Dallas County resident Tammy Jones King post the Alabama Forest Commisssion's Treasure Forest sign Tuesday on the fence post surrounding their award-winning farm in Sardis off of Old County Road while her son Craig King IV, husband Craig King III and Brigetta Jiles with the Alabama Forestry Commission watch.

Dallas County resident Tammy Jones King post the Alabama Forest Commisssion’s Treasure Forest sign Tuesday on the fence post surrounding their award-winning farm in Sardis off of Old County Road while her son Craig King IV, husband Craig King III and Brigetta Jiles with the Alabama Forestry Commission watch. (Sarah Robinson | Times-Journal)

The years of hard work a Dallas County family has put into maintaining their farm has not gone unrecognized.

The King family received a Treasure Forest Award from the Alabama Forestry Commission for their well-kept private farm in Sardis located off of Dallas County Road 85.

Brigetta Jiles, with the Alabama Forestry Commission presented the family with a Treasure Forest sign and hat Tuesday to go with their award, which is given to private landowners who display their commitment to the Treasure Forest through physical management that takes place on their land, according to the organization’s website.

“It’s one of those accomplishments that you have in life that you don’t just accomplish it, but you pass it on to the next generation,” Craig King III said. “It’s a thrill.”

Jiles said it’s very important the commission recognize those who have put some much effort to ensuring their land is maintained properly.
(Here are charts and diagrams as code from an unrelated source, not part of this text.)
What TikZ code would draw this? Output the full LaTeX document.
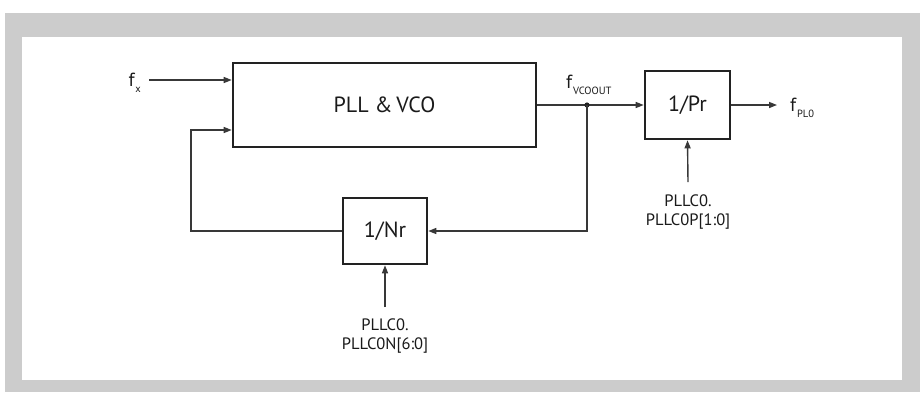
\documentclass[tikz,border=0pt]{standalone}
\usepackage{fontspec}
\setmainfont{PT Sans}
\usepackage{xcolor}
\usepackage{tikz}
\usetikzlibrary{arrows.meta, positioning, calc}
\definecolor{pframe}{HTML}{CCCCCC}
\definecolor{pline}{HTML}{222222}
\definecolor{ptext}{HTML}{1A1A1A}
\newcommand{\fsig}[1]{f\kern0.8pt\raisebox{-6pt}{\fontsize{10.5}{10.5}\selectfont #1}}

\begin{document}
\begin{tikzpicture}[x=1pt, y=-1pt,
  blk/.style={draw=pline, line width=2.6pt, inner sep=0pt, text=ptext, font=\fontsize{22}{26}\selectfont},
  sig/.style={draw=pline!90, line width=1.4pt, -{Triangle[length=8pt, width=6pt]}},
  lbl/.style={font=\fontsize{16.5}{19}\selectfont, text=ptext, inner sep=0pt, align=center},
  sname/.style={font=\fontsize{19}{22}\selectfont, text=ptext, inner sep=0pt}]
\fill[pframe] (5,13) rectangle (920,392);
\fill[white] (22,37) rectangle (902,380);
\useasboundingbox (0,0) rectangle (920,392);
\node[blk, minimum width=303pt, minimum height=84pt] (pll) at (384.5,105) {PLL \&\kern-2pt{} VCO};
\node[blk, minimum width=84pt, minimum height=66pt] (nr) at (385,231) {1/Nr};
\node[blk, minimum width=85pt, minimum height=68pt] (pr) at (687.5,105) {1/Pr};
\coordinate (fxin) at (149,80);
\coordinate (jn) at (587,105);
\coordinate (fbk) at (191,231);
\coordinate (pllfb) at ($(pll.west)+(0,25)$);
\coordinate (fout) at (777,105);
\node[sname, anchor=base east] (fx) at (141,86) {\fsig{x}};
\node[sname, anchor=base west] (fvco) at (566,88) {\fsig{VCOOUT}};
\node[sname, anchor=base west] (fpl) at (790,111) {\fsig{PL0}};
\node[lbl, anchor=north] (nrlbl) at (385,319) {PLLC0.\\PLLC0N[6:0]};
\node[lbl, anchor=north] (prlbl) at (688,195) {PLLC0.\\PLLC0P[1:0]};
\draw[sig] (fxin) -- (fxin -| pll.west);
\draw[sig] (pll.east) -- (pr.west);
\fill[pline] (jn) circle (2.6pt);
\draw[sig] (jn) |- (nr.east);
\draw[sig] (nr.west) -- (fbk) |- (pllfb);
\draw[sig] (pr.east) -- (fout);
\draw[sig] ([yshift=12pt]nrlbl.north) -- (nr.south);
\draw[sig] ([yshift=13pt]prlbl.north) -- (pr.south);
\end{tikzpicture}
\end{document}
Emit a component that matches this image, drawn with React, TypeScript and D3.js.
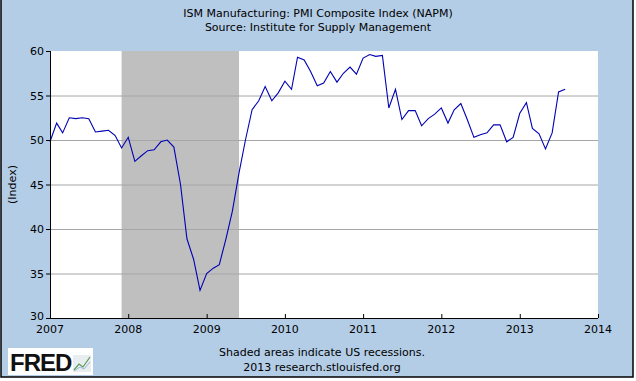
import React, { useEffect, useRef } from "react";
import * as d3 from "d3";

const title1 = "ISM Manufacturing: PMI Composite Index (NAPM)";
const title2 = "Source: Institute for Supply Management";
const yLabel = "(Index)";
const footer1 = "Shaded areas indicate US recessions.";
const footer2 = "2013 research.stlouisfed.org";

const startYear = 2007;
const startMonth = 0;
const values: number[] = [
  // 2007
  49.8, 51.9, 50.8, 52.5, 52.4, 52.5, 52.4, 50.9, 51.0, 51.1, 50.5, 49.1,
  // 2008
  50.3, 47.6, 48.2, 48.8, 48.9, 49.8, 50.0, 49.2, 45.0, 38.9, 36.6, 33.1,
  // 2009
  35.0, 35.6, 36.0, 38.9, 42.0, 46.3, 50.0, 53.4, 54.4, 56.0, 54.4, 55.3,
  // 2010
  56.6, 55.7, 59.3, 59.0, 57.7, 56.1, 56.4, 57.7, 56.5, 57.5, 58.2, 57.4,
  // 2011
  59.2, 59.6, 59.4, 59.5, 53.6, 55.7, 52.3, 53.3, 53.3, 51.6, 52.4, 52.9,
  // 2012
  53.6, 51.9, 53.4, 54.1, 52.3, 50.3, 50.6, 50.8, 51.7, 51.7, 49.8, 50.3,
  // 2013
  53.0, 54.2, 51.3, 50.7, 49.0, 50.8, 55.4, 55.7,
];
const recessionStart = new Date(2007, 11, 1);
const recessionEnd = new Date(2009, 5, 1);
const xTickYears = [2007, 2008, 2009, 2010, 2011, 2012, 2013, 2014];
const yTicks = [30, 35, 40, 45, 50, 55, 60];

const W = 636;
const H = 381;
const FONT = "'DejaVu Sans', Verdana, sans-serif";

export default function App() {
  const ref = useRef<SVGSVGElement>(null);

  useEffect(() => {
    document.body.style.margin = "0";
    const svg = d3.select(ref.current);
    svg.selectAll("*").remove();

    const left = 50, right = 598, top = 51, bottom = 318;
    const x = d3.scaleTime().domain([new Date(2007, 0, 1), new Date(2014, 0, 1)]).range([left, right]);
    const y = d3.scaleLinear().domain([30, 60]).range([bottom, top]);

    const data = values.map((v, i) => ({ date: new Date(startYear, startMonth + i, 1), v }));

    svg.append("rect").attr("x", 1).attr("y", -2).attr("width", 632).attr("height", 379)
      .attr("fill", "#B4CDE6").attr("stroke", "#000").attr("stroke-width", 1.5);

    svg.append("rect").attr("x", left).attr("y", top).attr("width", right - left).attr("height", bottom - top).attr("fill", "#fff");

    svg.append("rect").attr("x", x(recessionStart)).attr("y", top)
      .attr("width", x(recessionEnd) - x(recessionStart)).attr("height", bottom - top).attr("fill", "#BFBFBF");

    svg.append("g").selectAll("line").data(yTicks.filter(t => t > 30 && t < 60)).join("line")
      .attr("x1", left).attr("x2", right).attr("y1", d => y(d) + 0.5).attr("y2", d => y(d) + 0.5)
      .attr("stroke", "#A6A6A6").attr("stroke-width", 1);

    const line = d3.line<{ date: Date; v: number }>().x(d => x(d.date)).y(d => y(d.v));
    svg.append("path").datum(data).attr("d", line).attr("fill", "none").attr("stroke", "#0000B4").attr("stroke-width", 1.1);

    // axes
    svg.append("line").attr("x1", left + 0.5).attr("x2", left + 0.5).attr("y1", top).attr("y2", bottom).attr("stroke", "#000");
    svg.append("line").attr("x1", left).attr("x2", right).attr("y1", bottom + 0.5).attr("y2", bottom + 0.5).attr("stroke", "#000");

    const yg = svg.append("g");
    yg.selectAll("line").data(yTicks).join("line")
      .attr("x1", left - 4).attr("x2", left).attr("y1", d => y(d) + 0.5).attr("y2", d => y(d) + 0.5).attr("stroke", "#000");
    yg.selectAll("text").data(yTicks).join("text")
      .attr("x", left - 6).attr("y", d => y(d) + (d === 30 ? 2 : 4)).attr("text-anchor", "end")
      .attr("font-family", FONT).attr("font-size", 11).attr("fill", "#000").text(d => String(d));

    const xg = svg.append("g");
    xg.selectAll("line").data(xTickYears).join("line")
      .attr("x1", d => x(new Date(d, 0, 1)) + 0.5).attr("x2", d => x(new Date(d, 0, 1)) + 0.5)
      .attr("y1", bottom - 4).attr("y2", bottom).attr("stroke", "#000");
    xg.selectAll("text").data(xTickYears).join("text")
      .attr("x", d => x(new Date(d, 0, 1))).attr("y", bottom + 15).attr("text-anchor", "middle")
      .attr("font-family", FONT).attr("font-size", 11).attr("fill", "#000").text(d => String(d));

    svg.append("text").attr("x", 318).attr("y", 17).attr("text-anchor", "middle")
      .attr("font-family", FONT).attr("font-size", 11).text(title1);
    svg.append("text").attr("x", 318).attr("y", 31).attr("text-anchor", "middle")
      .attr("font-family", FONT).attr("font-size", 11).text(title2);

    svg.append("text").attr("transform", `translate(16,${(top + bottom) / 2}) rotate(-90)`).attr("text-anchor", "middle")
      .attr("font-family", FONT).attr("font-size", 11).text(yLabel);

    svg.append("text").attr("x", 322).attr("y", 356).attr("text-anchor", "middle")
      .attr("font-family", FONT).attr("font-size", 11).text(footer1);
    svg.append("text").attr("x", 322).attr("y", 371).attr("text-anchor", "middle")
      .attr("font-family", FONT).attr("font-size", 11).text(footer2);

    // FRED logo
    const logo = svg.append("g");
    logo.append("rect").attr("x", 8).attr("y", 348).attr("width", 85).attr("height", 27).attr("fill", "#fff");
    logo.append("text").attr("x", 10).attr("y", 371).attr("font-family", "'Liberation Sans', Arial, sans-serif")
      .attr("font-weight", "bold").attr("font-size", 24).attr("letter-spacing", -1).attr("fill", "#111").text("FRED");
    logo.append("rect").attr("x", 73).attr("y", 355).attr("width", 18).attr("height", 17).attr("fill", "#E8EEF0");
    logo.append("polyline").attr("points", "74,370 79,364 83,367 90,357").attr("fill", "none").attr("stroke", "#5A9A5A").attr("stroke-width", 1.2);
    logo.append("polyline").attr("points", "74,371 80,367 84,369 90,362").attr("fill", "none").attr("stroke", "#9BB8D8").attr("stroke-width", 1);
  }, []);

  return <svg ref={ref} width={W} height={H} style={{ display: "block" }} />;
}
“It promotes good forest practices, so hopefully other landowners will want to do the same thing,” Jiles said.

In 1997, King and his wife, Tammy, purchased the property when it was extremely overgrown and was in need of a lot of work, King said.

“At this time in my life, I have a 2 year-old son, and I saw the opportunity to teach him many core values from working on the land such as hard work, desire to be outdoors, and many more,” King said.

In 2008, pine beetles took over the family’ pine plantations forcing the family to clear-cut the area.

“My family and I saw this opportunity to rebuild the forest exactly how we wanted it, while doing it in such a way that it would benefit the wildlife,” King said.

With some help from his son Craig King IV, King III did lots of prep work before replanting the farm area, which included planning what would be planted and where.

“There is not an inch of this property where there is not a memory that has been created through some sort of expense,” King said. “It may be planting a tree or seeing the first buck that you’ve every seen in your life or quail or turkey.”

The farm work included planting nearly 400 trees of three different kind of oak trees, persimmons, plum trees, 30 acres of loblolly pines, three native grass areas and moving a food plot while expanding some.

“After all of our hard work, it’s a great to honor to be recognized by the state as a treasure forest,” King said.